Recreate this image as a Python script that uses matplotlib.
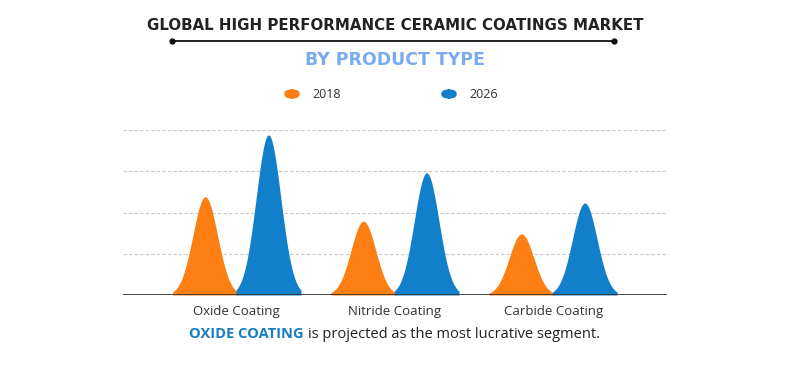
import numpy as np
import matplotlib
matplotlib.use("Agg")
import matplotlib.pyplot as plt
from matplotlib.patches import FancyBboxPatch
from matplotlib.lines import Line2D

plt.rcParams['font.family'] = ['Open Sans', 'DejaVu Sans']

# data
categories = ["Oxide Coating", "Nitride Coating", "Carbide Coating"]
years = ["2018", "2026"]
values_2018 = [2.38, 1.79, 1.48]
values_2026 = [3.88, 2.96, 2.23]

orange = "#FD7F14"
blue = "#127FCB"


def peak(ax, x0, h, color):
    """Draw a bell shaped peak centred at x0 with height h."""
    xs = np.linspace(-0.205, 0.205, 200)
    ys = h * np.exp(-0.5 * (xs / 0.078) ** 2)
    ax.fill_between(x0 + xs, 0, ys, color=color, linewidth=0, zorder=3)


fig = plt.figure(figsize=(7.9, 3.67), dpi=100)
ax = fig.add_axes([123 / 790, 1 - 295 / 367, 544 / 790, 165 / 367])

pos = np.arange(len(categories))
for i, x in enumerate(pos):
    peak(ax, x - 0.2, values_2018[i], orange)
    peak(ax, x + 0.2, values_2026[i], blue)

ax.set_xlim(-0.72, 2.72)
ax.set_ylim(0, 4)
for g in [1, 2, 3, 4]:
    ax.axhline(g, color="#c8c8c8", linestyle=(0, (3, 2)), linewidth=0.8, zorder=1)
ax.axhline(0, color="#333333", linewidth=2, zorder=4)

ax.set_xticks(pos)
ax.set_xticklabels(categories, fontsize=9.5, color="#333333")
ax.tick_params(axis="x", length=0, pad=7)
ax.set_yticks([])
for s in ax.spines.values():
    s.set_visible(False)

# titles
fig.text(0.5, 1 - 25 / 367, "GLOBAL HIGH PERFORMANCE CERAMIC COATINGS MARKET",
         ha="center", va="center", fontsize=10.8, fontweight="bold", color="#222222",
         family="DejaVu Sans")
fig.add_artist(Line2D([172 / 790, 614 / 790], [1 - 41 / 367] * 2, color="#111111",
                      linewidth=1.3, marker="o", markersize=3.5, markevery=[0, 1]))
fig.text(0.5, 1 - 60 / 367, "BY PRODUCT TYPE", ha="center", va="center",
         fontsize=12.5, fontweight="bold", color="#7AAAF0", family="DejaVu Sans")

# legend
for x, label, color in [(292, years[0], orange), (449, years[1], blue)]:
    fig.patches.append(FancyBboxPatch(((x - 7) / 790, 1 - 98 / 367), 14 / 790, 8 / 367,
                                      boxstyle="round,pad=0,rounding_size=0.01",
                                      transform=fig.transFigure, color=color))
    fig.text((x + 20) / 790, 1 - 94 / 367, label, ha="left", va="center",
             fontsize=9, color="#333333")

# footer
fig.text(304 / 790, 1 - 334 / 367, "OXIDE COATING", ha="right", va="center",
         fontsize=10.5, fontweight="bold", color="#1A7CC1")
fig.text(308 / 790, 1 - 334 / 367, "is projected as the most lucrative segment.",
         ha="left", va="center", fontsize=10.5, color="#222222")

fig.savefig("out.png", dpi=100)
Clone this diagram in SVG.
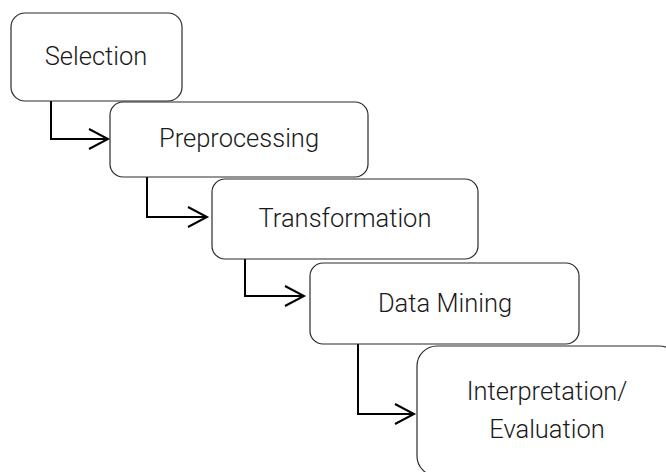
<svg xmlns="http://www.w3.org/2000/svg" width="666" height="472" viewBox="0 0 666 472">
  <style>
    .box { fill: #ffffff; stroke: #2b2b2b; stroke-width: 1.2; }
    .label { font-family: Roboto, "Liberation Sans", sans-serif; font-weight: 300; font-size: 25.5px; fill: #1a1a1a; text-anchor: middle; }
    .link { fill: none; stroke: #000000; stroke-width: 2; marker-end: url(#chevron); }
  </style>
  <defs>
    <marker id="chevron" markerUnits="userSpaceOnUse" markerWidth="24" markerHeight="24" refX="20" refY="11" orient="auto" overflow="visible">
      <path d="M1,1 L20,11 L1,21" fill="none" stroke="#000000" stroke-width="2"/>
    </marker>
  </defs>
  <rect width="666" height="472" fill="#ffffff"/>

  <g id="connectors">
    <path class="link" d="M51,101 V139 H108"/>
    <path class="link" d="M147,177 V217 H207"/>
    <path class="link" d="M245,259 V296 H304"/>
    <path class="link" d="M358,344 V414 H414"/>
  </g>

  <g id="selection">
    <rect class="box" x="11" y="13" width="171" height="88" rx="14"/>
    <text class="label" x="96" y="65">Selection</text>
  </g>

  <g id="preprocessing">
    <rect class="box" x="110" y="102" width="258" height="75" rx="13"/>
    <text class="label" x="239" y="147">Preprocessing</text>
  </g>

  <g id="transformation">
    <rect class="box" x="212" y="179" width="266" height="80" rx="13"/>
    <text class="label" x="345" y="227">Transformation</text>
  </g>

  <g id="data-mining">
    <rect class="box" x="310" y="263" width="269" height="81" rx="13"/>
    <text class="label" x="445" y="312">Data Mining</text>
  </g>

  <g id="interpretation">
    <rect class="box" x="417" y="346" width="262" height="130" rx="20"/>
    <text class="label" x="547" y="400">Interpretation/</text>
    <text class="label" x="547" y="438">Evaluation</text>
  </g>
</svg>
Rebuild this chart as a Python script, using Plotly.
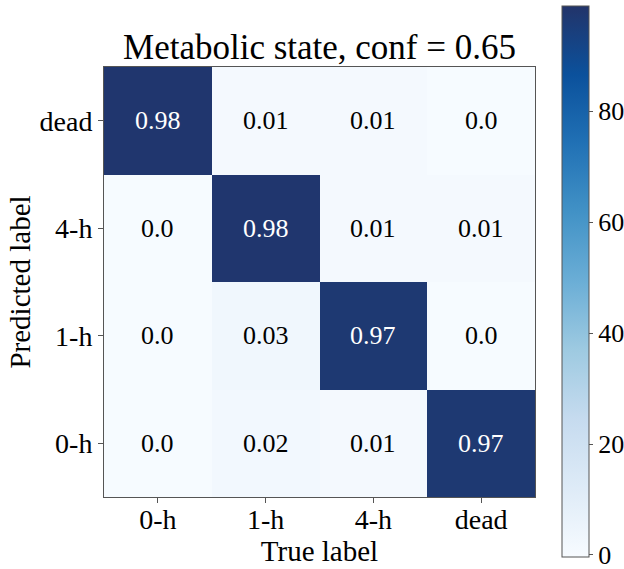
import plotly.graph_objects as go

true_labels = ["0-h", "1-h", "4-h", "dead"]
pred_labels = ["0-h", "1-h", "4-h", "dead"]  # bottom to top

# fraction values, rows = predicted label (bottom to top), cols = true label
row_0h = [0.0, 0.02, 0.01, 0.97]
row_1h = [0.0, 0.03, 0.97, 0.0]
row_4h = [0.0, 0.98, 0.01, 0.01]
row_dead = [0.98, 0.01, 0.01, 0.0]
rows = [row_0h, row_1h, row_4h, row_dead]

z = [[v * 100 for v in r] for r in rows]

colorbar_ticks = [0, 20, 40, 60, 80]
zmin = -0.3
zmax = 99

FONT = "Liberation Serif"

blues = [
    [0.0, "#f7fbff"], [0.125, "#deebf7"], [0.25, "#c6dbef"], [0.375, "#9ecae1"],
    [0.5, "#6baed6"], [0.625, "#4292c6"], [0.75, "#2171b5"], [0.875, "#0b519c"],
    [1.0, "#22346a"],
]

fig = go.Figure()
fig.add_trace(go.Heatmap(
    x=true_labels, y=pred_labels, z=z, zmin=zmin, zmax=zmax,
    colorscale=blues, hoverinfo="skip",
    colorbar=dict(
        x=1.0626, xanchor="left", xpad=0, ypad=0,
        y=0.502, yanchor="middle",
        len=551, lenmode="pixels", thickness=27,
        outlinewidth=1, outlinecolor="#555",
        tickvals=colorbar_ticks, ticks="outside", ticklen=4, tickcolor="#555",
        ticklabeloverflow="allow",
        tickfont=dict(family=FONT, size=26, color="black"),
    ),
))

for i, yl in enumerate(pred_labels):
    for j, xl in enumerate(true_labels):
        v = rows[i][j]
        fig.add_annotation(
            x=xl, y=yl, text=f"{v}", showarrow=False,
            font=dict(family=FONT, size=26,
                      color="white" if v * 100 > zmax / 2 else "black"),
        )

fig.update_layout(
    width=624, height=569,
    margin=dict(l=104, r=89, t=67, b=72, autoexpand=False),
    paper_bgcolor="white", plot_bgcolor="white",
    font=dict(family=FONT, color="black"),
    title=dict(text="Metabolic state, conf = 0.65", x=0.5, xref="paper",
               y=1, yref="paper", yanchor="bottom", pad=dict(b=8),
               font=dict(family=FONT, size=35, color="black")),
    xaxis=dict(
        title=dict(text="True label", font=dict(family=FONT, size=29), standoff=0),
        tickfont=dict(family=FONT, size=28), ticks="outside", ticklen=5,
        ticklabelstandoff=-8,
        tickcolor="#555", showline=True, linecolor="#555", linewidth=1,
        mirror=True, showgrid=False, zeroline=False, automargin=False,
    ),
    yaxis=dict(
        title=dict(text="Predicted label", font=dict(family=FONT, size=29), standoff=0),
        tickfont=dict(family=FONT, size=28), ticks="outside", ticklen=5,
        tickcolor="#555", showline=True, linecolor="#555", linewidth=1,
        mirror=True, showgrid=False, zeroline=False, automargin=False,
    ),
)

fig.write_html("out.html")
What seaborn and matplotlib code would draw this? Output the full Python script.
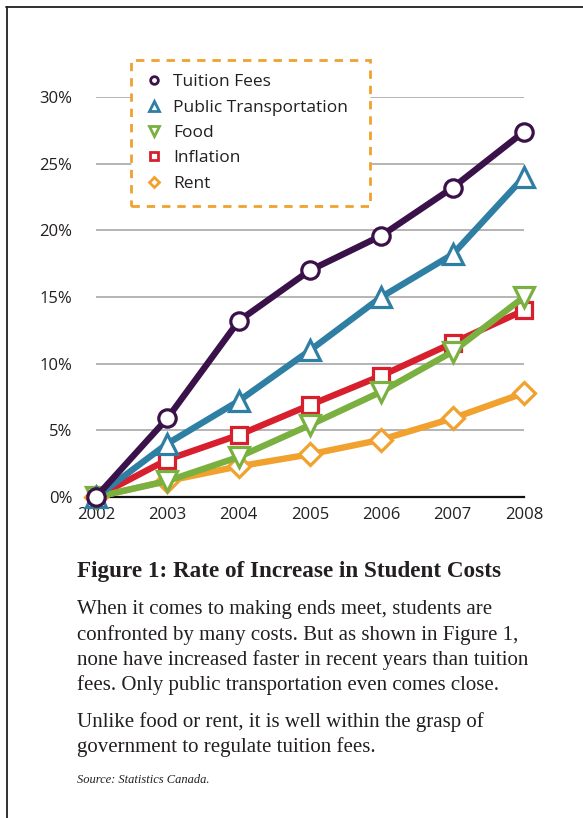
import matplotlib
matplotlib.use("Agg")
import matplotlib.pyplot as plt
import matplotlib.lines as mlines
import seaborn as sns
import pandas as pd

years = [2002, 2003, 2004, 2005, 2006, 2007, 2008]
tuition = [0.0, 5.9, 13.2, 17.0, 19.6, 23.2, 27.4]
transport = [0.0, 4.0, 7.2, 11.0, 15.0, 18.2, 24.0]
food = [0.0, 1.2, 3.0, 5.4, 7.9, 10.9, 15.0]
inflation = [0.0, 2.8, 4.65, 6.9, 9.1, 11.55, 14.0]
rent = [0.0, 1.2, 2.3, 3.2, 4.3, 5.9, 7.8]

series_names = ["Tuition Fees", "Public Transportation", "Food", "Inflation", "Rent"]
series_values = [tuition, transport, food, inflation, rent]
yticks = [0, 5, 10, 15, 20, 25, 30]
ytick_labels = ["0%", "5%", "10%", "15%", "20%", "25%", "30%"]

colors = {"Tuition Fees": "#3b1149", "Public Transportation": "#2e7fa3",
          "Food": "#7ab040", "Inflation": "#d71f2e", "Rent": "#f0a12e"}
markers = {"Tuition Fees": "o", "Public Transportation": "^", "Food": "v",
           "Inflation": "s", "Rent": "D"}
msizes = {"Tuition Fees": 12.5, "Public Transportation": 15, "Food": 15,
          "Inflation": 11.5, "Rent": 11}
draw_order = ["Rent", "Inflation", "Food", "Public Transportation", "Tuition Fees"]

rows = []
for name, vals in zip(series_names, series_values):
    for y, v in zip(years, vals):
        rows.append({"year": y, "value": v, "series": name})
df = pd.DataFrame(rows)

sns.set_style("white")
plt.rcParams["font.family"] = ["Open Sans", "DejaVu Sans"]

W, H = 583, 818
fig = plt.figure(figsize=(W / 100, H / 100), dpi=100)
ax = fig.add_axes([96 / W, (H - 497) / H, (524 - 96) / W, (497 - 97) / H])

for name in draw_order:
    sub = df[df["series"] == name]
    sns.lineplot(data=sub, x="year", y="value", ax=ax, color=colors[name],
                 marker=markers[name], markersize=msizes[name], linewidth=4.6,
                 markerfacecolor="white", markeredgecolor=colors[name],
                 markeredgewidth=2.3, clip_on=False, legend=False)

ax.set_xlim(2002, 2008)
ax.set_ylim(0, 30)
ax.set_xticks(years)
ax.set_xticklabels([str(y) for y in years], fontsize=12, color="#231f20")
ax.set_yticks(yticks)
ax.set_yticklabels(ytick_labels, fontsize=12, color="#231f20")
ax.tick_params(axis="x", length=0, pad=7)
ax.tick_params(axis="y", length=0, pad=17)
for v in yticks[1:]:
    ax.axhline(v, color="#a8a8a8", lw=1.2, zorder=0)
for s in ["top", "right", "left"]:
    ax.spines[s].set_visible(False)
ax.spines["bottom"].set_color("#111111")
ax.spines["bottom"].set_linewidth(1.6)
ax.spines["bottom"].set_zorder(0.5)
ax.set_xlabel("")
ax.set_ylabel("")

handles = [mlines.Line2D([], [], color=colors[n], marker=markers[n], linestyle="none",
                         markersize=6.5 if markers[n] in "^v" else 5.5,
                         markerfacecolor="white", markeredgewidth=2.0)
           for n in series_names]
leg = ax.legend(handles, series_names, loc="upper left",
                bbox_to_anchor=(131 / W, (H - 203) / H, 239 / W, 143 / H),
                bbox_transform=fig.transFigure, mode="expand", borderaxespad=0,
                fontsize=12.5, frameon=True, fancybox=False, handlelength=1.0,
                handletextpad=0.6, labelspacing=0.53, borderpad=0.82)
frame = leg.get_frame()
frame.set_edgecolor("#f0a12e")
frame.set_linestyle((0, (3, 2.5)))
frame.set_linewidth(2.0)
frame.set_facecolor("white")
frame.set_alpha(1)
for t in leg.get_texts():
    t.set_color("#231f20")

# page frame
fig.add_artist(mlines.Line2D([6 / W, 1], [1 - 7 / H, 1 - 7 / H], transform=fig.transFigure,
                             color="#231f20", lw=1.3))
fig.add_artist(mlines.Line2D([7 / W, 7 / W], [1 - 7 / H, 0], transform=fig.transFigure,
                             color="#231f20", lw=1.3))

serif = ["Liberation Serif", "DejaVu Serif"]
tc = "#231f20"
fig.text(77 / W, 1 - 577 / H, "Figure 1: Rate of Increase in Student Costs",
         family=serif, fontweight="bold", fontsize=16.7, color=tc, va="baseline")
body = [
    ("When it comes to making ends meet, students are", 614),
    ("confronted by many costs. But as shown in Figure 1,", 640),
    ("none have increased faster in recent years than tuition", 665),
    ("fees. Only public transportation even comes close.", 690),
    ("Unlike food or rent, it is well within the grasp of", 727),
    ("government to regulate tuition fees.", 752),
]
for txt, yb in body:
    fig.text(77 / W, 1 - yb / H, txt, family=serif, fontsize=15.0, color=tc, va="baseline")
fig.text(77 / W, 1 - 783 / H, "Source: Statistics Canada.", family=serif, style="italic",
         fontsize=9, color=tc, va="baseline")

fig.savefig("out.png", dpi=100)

━━━━━━━━━━━━━━━━━━━━━━━━━━━━━━

• _Task to complete_:
Skip the pictures and restate exactly the lines from the beginning of the listing to the line with "plt.rcParams['font.family'] = ['Open", that line included.

• _Correct response_:
Recreate this image as a Python script that uses matplotlib.
import numpy as np
import matplotlib
matplotlib.use("Agg")
import matplotlib.pyplot as plt
from matplotlib.patches import FancyBboxPatch
from matplotlib.lines import Line2D

plt.rcParams['font.family'] = ['Open Sans', 'DejaVu Sans']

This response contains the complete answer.